INFORMATION SHOWN —
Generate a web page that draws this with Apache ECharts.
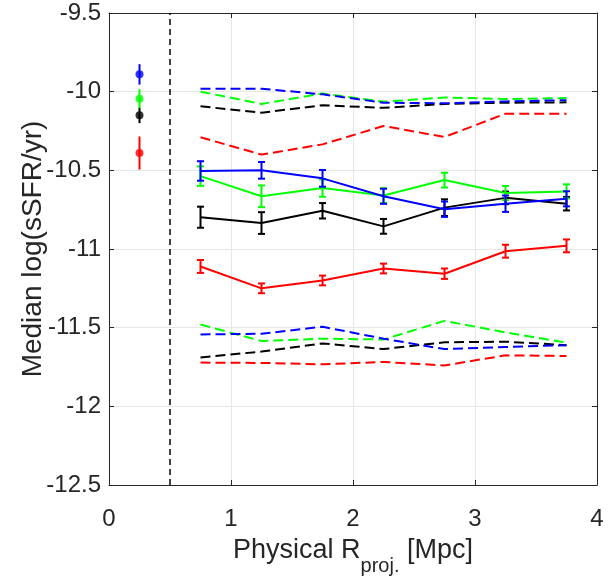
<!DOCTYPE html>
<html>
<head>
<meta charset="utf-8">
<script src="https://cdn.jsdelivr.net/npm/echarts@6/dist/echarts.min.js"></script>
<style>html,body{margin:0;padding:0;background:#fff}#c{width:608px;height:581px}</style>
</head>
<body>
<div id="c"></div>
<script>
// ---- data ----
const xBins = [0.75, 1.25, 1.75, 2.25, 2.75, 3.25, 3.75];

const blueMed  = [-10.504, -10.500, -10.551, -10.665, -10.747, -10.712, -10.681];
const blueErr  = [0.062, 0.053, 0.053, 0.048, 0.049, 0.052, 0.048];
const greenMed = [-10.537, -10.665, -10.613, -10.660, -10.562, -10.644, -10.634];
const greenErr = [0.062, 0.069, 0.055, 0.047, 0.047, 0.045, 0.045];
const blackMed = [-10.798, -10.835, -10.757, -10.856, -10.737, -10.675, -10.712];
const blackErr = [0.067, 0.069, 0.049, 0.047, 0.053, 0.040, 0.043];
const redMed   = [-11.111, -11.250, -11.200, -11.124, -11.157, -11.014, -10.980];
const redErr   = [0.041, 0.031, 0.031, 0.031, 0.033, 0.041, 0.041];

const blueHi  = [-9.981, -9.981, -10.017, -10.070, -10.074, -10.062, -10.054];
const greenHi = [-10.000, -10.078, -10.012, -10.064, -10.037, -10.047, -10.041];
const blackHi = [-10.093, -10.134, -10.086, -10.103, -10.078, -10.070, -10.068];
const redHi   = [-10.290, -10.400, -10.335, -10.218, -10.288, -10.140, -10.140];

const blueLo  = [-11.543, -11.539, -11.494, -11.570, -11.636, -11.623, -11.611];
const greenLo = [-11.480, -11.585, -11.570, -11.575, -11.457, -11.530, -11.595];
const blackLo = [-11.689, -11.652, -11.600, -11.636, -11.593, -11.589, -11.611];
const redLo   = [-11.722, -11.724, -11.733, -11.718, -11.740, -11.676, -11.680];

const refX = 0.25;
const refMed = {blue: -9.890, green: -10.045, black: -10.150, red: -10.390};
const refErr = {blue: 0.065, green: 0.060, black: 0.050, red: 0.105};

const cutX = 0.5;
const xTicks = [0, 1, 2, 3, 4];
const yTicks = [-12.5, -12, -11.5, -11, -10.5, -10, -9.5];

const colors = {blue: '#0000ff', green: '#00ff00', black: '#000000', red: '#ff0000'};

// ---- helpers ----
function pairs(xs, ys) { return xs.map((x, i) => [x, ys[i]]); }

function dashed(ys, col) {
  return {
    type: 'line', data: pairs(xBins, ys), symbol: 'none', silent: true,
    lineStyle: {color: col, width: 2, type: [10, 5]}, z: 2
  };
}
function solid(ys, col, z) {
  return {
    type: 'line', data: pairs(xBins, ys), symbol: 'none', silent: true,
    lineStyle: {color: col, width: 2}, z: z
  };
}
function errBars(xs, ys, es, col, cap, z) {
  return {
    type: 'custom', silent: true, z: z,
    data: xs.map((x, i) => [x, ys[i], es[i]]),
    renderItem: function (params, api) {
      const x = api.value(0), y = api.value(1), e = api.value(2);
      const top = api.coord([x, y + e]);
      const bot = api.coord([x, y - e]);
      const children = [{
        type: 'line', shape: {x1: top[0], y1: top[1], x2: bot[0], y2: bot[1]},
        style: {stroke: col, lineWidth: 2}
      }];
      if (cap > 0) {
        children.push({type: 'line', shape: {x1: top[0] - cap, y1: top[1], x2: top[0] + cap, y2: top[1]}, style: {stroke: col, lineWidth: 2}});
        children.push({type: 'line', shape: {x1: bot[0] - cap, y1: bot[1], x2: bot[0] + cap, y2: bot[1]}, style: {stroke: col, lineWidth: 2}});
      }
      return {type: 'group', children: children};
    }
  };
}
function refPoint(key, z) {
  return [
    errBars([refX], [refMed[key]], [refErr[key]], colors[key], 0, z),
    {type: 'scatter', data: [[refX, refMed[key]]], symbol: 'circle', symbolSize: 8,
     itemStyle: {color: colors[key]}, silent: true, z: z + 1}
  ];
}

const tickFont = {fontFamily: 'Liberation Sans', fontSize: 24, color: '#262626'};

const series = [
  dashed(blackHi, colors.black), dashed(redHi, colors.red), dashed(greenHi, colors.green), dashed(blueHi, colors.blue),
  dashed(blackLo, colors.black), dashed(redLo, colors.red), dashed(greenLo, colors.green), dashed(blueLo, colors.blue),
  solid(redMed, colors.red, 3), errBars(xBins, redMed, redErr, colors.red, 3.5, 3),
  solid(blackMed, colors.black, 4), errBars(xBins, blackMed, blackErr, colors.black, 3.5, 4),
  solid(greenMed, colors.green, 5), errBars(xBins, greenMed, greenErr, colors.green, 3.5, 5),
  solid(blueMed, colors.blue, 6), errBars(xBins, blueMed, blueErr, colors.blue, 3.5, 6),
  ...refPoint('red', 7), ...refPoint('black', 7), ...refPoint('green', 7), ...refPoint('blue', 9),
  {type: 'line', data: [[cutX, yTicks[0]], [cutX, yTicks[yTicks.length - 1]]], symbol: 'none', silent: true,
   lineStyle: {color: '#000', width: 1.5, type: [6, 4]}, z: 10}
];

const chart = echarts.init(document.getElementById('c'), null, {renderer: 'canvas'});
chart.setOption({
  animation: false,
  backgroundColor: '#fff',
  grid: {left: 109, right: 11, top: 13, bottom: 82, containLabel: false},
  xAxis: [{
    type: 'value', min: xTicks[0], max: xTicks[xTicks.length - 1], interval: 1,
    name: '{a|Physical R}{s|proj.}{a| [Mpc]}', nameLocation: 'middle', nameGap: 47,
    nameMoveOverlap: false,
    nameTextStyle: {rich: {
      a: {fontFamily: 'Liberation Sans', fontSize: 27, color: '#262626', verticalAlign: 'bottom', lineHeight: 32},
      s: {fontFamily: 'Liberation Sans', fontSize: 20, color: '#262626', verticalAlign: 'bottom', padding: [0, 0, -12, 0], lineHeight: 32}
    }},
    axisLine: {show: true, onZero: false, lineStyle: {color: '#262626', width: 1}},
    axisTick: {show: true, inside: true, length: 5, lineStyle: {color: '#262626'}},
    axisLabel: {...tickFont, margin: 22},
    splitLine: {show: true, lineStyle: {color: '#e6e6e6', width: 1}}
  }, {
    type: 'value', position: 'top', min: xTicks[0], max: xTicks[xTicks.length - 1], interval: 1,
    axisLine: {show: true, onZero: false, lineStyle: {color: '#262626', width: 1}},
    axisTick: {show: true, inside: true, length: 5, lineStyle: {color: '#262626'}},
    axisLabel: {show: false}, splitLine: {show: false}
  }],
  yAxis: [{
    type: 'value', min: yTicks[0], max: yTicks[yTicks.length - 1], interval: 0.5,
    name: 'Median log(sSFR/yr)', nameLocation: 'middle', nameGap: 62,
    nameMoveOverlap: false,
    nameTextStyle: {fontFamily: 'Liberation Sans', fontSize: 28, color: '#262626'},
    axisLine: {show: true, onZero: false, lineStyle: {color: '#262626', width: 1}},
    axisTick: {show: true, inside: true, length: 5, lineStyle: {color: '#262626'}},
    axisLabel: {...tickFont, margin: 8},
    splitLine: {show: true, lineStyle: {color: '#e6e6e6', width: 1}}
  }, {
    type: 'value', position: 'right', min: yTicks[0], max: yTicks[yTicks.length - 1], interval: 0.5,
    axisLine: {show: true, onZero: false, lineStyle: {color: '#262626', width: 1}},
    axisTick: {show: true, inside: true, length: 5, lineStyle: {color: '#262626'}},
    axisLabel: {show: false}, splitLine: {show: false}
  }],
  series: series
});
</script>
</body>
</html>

GOAL — Take the lines from the start of the material to the line with "const xBins = [0.75, 1.25, 1.75, 2.25, 2.75, 3.25, 3.75];", both included, and transcribe them exactly without the pictures.

REPLY —
Generate a web page that draws this with Apache ECharts.
<!DOCTYPE html>
<html>
<head>
<meta charset="utf-8">
<script src="https://cdn.jsdelivr.net/npm/echarts@6/dist/echarts.min.js"></script>
<style>html,body{margin:0;padding:0;background:#fff}#c{width:608px;height:581px}</style>
</head>
<body>
<div id="c"></div>
<script>
// ---- data ----
const xBins = [0.75, 1.25, 1.75, 2.25, 2.75, 3.25, 3.75];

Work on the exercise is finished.